PROBLEM TO SOLVE:
Write out, exactly and only, the lines that run from the top of the records to the line with "ax = fig.add_axes([57.5/550, 93/363, 419.5/550, 232/363])". Include both ends; exclude pictures.

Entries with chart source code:
========

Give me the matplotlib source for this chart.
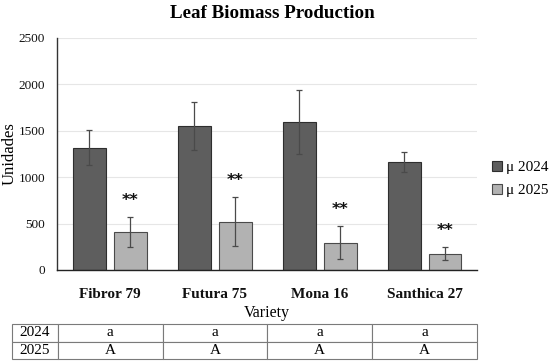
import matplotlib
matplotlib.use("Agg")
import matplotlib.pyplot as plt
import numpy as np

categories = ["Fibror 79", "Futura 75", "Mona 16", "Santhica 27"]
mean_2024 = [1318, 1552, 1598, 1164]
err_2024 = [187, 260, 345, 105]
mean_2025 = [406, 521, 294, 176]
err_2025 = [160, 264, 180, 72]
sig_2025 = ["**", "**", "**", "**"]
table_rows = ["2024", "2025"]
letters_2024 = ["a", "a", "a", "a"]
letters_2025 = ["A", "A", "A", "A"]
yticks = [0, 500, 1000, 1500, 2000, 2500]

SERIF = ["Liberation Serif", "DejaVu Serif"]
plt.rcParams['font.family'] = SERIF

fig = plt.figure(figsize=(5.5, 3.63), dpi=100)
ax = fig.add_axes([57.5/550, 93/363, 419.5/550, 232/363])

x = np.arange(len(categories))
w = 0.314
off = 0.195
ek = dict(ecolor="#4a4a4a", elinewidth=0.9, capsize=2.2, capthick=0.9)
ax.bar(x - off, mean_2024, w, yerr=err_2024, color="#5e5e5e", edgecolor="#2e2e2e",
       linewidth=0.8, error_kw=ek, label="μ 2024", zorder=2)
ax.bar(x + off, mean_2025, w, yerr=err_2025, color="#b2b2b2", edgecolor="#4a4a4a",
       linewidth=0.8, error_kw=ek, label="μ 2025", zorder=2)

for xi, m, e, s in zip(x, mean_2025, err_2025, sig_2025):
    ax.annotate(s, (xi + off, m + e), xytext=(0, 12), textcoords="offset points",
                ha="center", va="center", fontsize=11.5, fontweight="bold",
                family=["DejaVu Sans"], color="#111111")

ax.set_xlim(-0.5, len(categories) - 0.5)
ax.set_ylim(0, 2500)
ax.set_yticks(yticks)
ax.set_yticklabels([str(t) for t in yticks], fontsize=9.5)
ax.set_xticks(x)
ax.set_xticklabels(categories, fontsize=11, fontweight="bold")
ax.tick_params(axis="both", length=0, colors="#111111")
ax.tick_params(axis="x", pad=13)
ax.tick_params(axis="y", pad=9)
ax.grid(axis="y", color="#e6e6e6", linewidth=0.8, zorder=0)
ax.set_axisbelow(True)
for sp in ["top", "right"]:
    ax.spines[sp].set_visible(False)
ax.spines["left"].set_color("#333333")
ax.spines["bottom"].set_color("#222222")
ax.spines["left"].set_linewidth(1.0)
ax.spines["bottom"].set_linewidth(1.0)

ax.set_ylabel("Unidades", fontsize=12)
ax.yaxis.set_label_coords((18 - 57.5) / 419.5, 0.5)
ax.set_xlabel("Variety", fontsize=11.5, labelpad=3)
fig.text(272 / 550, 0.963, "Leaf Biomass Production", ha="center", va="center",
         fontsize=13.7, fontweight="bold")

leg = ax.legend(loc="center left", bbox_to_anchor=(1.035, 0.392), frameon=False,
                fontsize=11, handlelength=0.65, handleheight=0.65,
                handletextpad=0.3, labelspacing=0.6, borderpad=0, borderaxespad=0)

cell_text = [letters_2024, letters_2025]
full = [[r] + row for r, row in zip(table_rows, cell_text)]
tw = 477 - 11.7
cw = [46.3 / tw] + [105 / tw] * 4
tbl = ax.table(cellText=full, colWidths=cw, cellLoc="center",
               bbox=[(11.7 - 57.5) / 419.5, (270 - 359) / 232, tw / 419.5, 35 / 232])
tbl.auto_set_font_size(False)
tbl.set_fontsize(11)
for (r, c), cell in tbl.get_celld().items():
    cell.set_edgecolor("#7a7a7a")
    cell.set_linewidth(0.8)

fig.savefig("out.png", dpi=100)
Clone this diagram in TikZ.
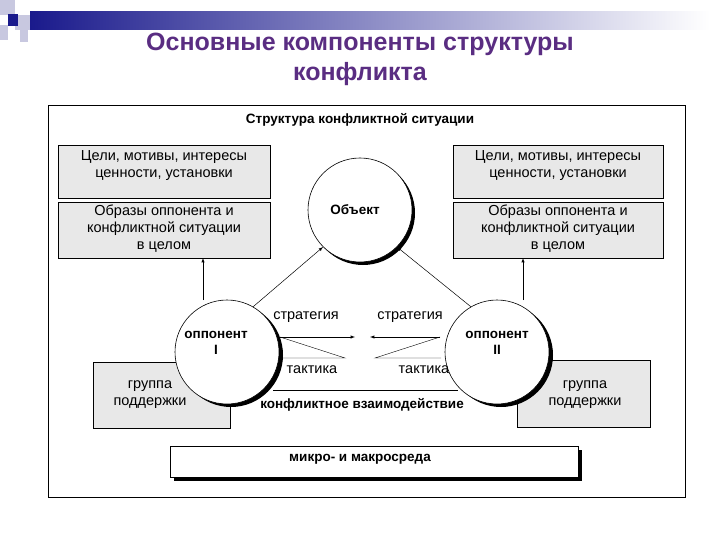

========

TASK ANSWER:
Give me the matplotlib source for this chart.
import matplotlib
matplotlib.use("Agg")
import matplotlib.pyplot as plt
import numpy as np

categories = ["Fibror 79", "Futura 75", "Mona 16", "Santhica 27"]
mean_2024 = [1318, 1552, 1598, 1164]
err_2024 = [187, 260, 345, 105]
mean_2025 = [406, 521, 294, 176]
err_2025 = [160, 264, 180, 72]
sig_2025 = ["**", "**", "**", "**"]
table_rows = ["2024", "2025"]
letters_2024 = ["a", "a", "a", "a"]
letters_2025 = ["A", "A", "A", "A"]
yticks = [0, 500, 1000, 1500, 2000, 2500]

SERIF = ["Liberation Serif", "DejaVu Serif"]
plt.rcParams['font.family'] = SERIF

fig = plt.figure(figsize=(5.5, 3.63), dpi=100)
ax = fig.add_axes([57.5/550, 93/363, 419.5/550, 232/363])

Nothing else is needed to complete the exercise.